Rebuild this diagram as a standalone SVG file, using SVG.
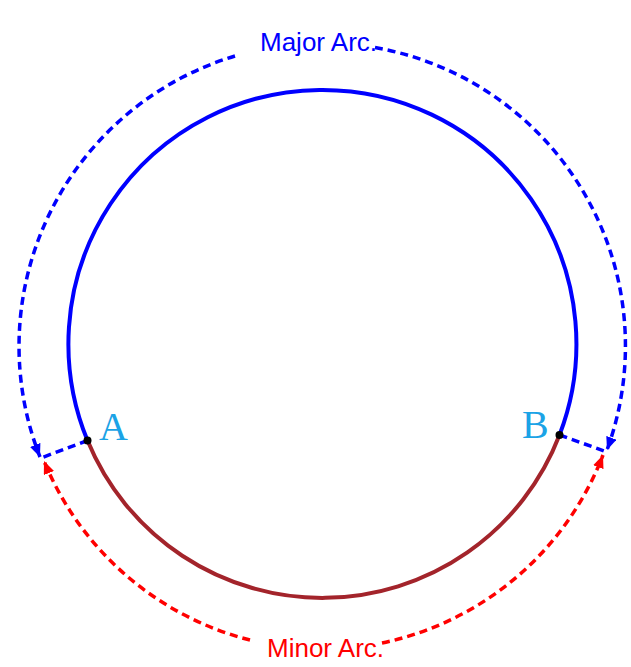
<svg xmlns="http://www.w3.org/2000/svg" width="631" height="667" viewBox="0 0 631 667">
  <style>
    .dashB { fill: none; stroke: #0000ff; stroke-width: 3.5; stroke-dasharray: 8 5; }
    .dashR { fill: none; stroke: #ff0000; stroke-width: 3.5; stroke-dasharray: 8 5; }
    .pt { fill: #000; }
    .ptlabel { font-family: "Liberation Serif", "Times New Roman", serif; font-size: 40px; fill: #1ba3e6; }
    .arclabel { font-family: "Liberation Sans", Arial, sans-serif; font-size: 26px; }
  </style>
  <defs>
    <marker id="arrB" markerUnits="userSpaceOnUse" markerWidth="15" markerHeight="11" refX="13" refY="5.5" orient="auto">
      <path d="M0,0 L13,5.5 L0,11 Z" fill="#0000ff"/>
    </marker>
    <marker id="arrR" markerUnits="userSpaceOnUse" markerWidth="15" markerHeight="11" refX="13" refY="5.5" orient="auto">
      <path d="M0,0 L13,5.5 L0,11 Z" fill="#ff0000"/>
    </marker>
  </defs>
  <rect width="631" height="667" fill="#ffffff"/>

  <g id="circle">
    <path d="M 87.5 440.5 A 254 254 0 1 1 559.5 435" fill="none" stroke="#0000ff" stroke-width="4"/>
    <path d="M 87.5 440.5 A 254 254 0 0 0 559.5 435" fill="none" stroke="#a3242b" stroke-width="4"/>
  </g>

  <g id="connectors">
    <path class="dashB" d="M 87.5 440.5 L 41 458"/>
    <path class="dashB" d="M 559.5 435 L 607 452"/>
    <path class="dashB" d="M 235 56 A 303 303 0 0 0 40 457" marker-end="url(#arrB)"/>
    <path class="dashB" d="M 375 47.5 A 303 303 0 0 1 607 450" marker-end="url(#arrB)"/>
    <path class="dashR" d="M 250 640 A 303 303 0 0 1 44 461" marker-end="url(#arrR)"/>
    <path class="dashR" d="M 382 643 A 303 303 0 0 0 603 455" marker-end="url(#arrR)"/>
  </g>

  <g id="pointA">
    <circle class="pt" cx="87.5" cy="440.5" r="4"/>
    <text class="ptlabel" x="99" y="440">A</text>
  </g>
  <g id="pointB">
    <circle class="pt" cx="559.5" cy="435" r="4"/>
    <text class="ptlabel" x="522" y="438">B</text>
  </g>

  <g id="majorLabel">
    <text class="arclabel" x="260" y="51" fill="#0000ff">Major Arc.</text>
  </g>
  <g id="minorLabel">
    <text class="arclabel" x="267" y="657" fill="#ff0000">Minor Arc.</text>
  </g>
</svg>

━━━━━━━━━━━━━━━━━━━━━━━━━━━━━━

CHALLENGE: Reproduce each line exactly, please, except for any pictures.

SOLVED EXERCISE:
Rebuild this diagram as a standalone SVG file, using SVG.
<svg xmlns="http://www.w3.org/2000/svg" width="631" height="667" viewBox="0 0 631 667">
  <style>
    .dashB { fill: none; stroke: #0000ff; stroke-width: 3.5; stroke-dasharray: 8 5; }
    .dashR { fill: none; stroke: #ff0000; stroke-width: 3.5; stroke-dasharray: 8 5; }
    .pt { fill: #000; }
    .ptlabel { font-family: "Liberation Serif", "Times New Roman", serif; font-size: 40px; fill: #1ba3e6; }
    .arclabel { font-family: "Liberation Sans", Arial, sans-serif; font-size: 26px; }
  </style>
  <defs>
    <marker id="arrB" markerUnits="userSpaceOnUse" markerWidth="15" markerHeight="11" refX="13" refY="5.5" orient="auto">
      <path d="M0,0 L13,5.5 L0,11 Z" fill="#0000ff"/>
    </marker>
    <marker id="arrR" markerUnits="userSpaceOnUse" markerWidth="15" markerHeight="11" refX="13" refY="5.5" orient="auto">
      <path d="M0,0 L13,5.5 L0,11 Z" fill="#ff0000"/>
    </marker>
  </defs>
  <rect width="631" height="667" fill="#ffffff"/>

  <g id="circle">
    <path d="M 87.5 440.5 A 254 254 0 1 1 559.5 435" fill="none" stroke="#0000ff" stroke-width="4"/>
    <path d="M 87.5 440.5 A 254 254 0 0 0 559.5 435" fill="none" stroke="#a3242b" stroke-width="4"/>
  </g>

  <g id="connectors">
    <path class="dashB" d="M 87.5 440.5 L 41 458"/>
    <path class="dashB" d="M 559.5 435 L 607 452"/>
    <path class="dashB" d="M 235 56 A 303 303 0 0 0 40 457" marker-end="url(#arrB)"/>
    <path class="dashB" d="M 375 47.5 A 303 303 0 0 1 607 450" marker-end="url(#arrB)"/>
    <path class="dashR" d="M 250 640 A 303 303 0 0 1 44 461" marker-end="url(#arrR)"/>
    <path class="dashR" d="M 382 643 A 303 303 0 0 0 603 455" marker-end="url(#arrR)"/>
  </g>

  <g id="pointA">
    <circle class="pt" cx="87.5" cy="440.5" r="4"/>
    <text class="ptlabel" x="99" y="440">A</text>
  </g>
  <g id="pointB">
    <circle class="pt" cx="559.5" cy="435" r="4"/>
    <text class="ptlabel" x="522" y="438">B</text>
  </g>

  <g id="majorLabel">
    <text class="arclabel" x="260" y="51" fill="#0000ff">Major Arc.</text>
  </g>
  <g id="minorLabel">
    <text class="arclabel" x="267" y="657" fill="#ff0000">Minor Arc.</text>
  </g>
</svg>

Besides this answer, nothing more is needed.